**DATA PROVIDED**
+--

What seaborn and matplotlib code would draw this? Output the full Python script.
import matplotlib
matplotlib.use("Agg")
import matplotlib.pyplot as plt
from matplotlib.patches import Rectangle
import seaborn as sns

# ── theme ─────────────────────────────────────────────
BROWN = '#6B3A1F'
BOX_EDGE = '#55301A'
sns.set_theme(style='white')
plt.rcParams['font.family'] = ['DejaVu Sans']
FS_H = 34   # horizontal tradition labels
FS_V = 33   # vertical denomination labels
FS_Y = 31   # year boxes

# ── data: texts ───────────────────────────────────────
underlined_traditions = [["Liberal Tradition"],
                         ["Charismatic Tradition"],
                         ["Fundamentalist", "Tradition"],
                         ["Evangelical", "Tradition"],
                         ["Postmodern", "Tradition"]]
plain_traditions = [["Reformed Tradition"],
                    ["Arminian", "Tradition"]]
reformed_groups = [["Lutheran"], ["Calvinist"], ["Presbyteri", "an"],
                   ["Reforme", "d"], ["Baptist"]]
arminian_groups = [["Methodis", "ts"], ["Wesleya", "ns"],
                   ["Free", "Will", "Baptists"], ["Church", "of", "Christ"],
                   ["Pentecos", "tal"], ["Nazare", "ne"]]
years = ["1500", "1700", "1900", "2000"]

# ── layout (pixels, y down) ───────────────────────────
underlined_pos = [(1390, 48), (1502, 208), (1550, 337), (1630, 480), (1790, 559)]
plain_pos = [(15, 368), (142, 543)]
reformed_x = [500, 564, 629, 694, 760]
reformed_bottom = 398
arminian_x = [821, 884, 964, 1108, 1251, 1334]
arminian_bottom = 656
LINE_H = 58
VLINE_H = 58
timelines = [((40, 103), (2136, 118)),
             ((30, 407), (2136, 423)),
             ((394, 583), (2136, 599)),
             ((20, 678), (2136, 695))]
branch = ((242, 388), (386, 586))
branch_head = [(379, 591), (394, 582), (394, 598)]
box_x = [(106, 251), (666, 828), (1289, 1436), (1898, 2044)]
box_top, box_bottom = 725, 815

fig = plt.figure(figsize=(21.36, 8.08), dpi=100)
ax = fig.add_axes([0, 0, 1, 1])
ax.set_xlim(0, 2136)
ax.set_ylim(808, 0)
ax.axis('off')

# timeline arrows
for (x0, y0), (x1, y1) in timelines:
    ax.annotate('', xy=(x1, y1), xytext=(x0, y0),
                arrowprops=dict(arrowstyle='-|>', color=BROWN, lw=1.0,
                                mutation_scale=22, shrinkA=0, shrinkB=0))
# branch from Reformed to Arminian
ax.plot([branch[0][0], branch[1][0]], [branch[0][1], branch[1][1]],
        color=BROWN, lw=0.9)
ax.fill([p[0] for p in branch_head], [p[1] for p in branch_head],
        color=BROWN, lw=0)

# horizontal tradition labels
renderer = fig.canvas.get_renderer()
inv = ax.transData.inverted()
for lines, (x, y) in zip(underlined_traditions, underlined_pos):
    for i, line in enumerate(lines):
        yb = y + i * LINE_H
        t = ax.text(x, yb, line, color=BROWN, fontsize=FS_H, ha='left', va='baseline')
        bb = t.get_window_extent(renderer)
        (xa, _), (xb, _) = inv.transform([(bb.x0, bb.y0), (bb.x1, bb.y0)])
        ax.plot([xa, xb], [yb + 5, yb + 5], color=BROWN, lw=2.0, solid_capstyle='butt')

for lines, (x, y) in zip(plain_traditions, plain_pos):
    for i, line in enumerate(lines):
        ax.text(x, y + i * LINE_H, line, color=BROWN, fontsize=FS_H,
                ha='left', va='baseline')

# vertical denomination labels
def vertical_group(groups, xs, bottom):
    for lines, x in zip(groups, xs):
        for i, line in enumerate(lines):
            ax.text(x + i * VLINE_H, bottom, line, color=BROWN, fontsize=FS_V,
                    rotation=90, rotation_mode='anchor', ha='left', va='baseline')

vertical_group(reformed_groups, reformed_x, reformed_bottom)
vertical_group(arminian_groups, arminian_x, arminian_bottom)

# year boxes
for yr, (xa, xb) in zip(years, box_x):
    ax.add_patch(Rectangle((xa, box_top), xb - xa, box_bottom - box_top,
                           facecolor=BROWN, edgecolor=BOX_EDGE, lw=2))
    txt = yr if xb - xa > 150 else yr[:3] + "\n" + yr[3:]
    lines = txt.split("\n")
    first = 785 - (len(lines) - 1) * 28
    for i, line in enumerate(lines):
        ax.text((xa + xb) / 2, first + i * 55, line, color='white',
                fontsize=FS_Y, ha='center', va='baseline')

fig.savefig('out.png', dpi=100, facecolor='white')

+--

**TASK GOAL**
From the opening line of the data above through the line that contains "import seaborn as sns", please print each line as it stands and only those lines.

**SOLUTION FOR THIS EXERCISE**
What seaborn and matplotlib code would draw this? Output the full Python script.
import matplotlib
matplotlib.use("Agg")
import matplotlib.pyplot as plt
from matplotlib.patches import Rectangle
import seaborn as sns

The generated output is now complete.